Friday, October 26, 2007

Where is the CDROM? Belenix Story



Where is your CDROM? A Belenix story


I have a Dell Lattitude D600 laptop. I've had it for a long while. You can see a picture of it (it is for a presentation for work). From that picture, a few questions might pop up in your mind. The first, I'm sure, might be:


“What OS is that?”

It's obviously not Mac OS or Windows. It is also not Linux. Thanks for playing. So what is it? Well, hint #1, it says XFCE Menu at the bottom of the screen. It also says “ innovating on opensolaris” in the middle. More on that later. Next question, please.

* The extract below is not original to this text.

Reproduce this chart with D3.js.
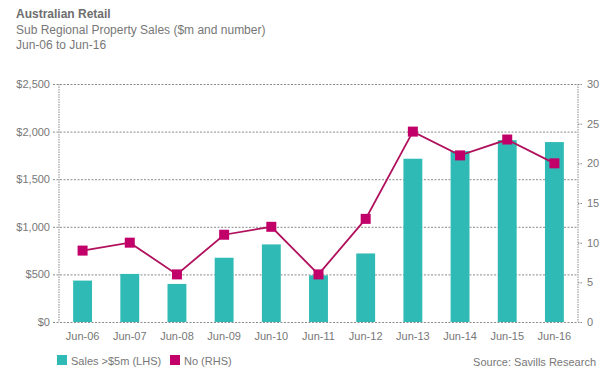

“Why did you call it Theremin?”

You have good eyes! My laptops have always been named Theremin. But it particularly applies to this one. It is a laptop with WIFI and WWAN, so it is really totally wireless. I'm also a big fan (and composer) of electronic music. Theremin is the french spelling of Termen, as in “Lev Sergeyevich Termen”, the Russian inventor more commonly known as Léon Thérémin. One of his invention is the Theremin musical instrument. Think of it as a synthesizer without a keyboard. You control the pitch and volume by moving your hands around antennas, wirelessly. Wireless.


“Why do you have spare components next to it?”

Actually, they are not spare at all. I removed the DVD/CDROM, the hard disk and one of the 2 memory DIMM. I even replaced the DIMM left by a smaller one, 256MB. It is as bare as I can make it.




“So how is it running an OS?”

It is booting off of a USB key. A 2GB Lexar Firefly. This thing is SMALL, but comes in capacity up to 8GB. Truly physically small enough to fit on your key chain.


“And what else?”

Belenix 0.6.1. This has already been out since mid July, but I've only gotten around to using it for the past few weeks. Belenix is an opensolaris distribution. It has KDE and XFCE, all the good stuff from Solaris like ZFS, zones and DTrace. Oh, it also has Gnu Parted. And Compiz. And Koffice. It is a live CD distribution, similar to, say, Knoppix. To use it, you simply download the ISO, burn it on CD and boot that CD.


“Ah, but isn't it hard to get it on a USB key?”

To get on the USB, you log in as root, insert your USB key (1GB or more, I used a 2GB in my case) and from the command line, you type:


usbdump


That is it. No other step. You are done. You can now reboot the machine and if you have boot from USB as the first choice in your boot order, it will boot from the USB key and come up with a GRUB screen.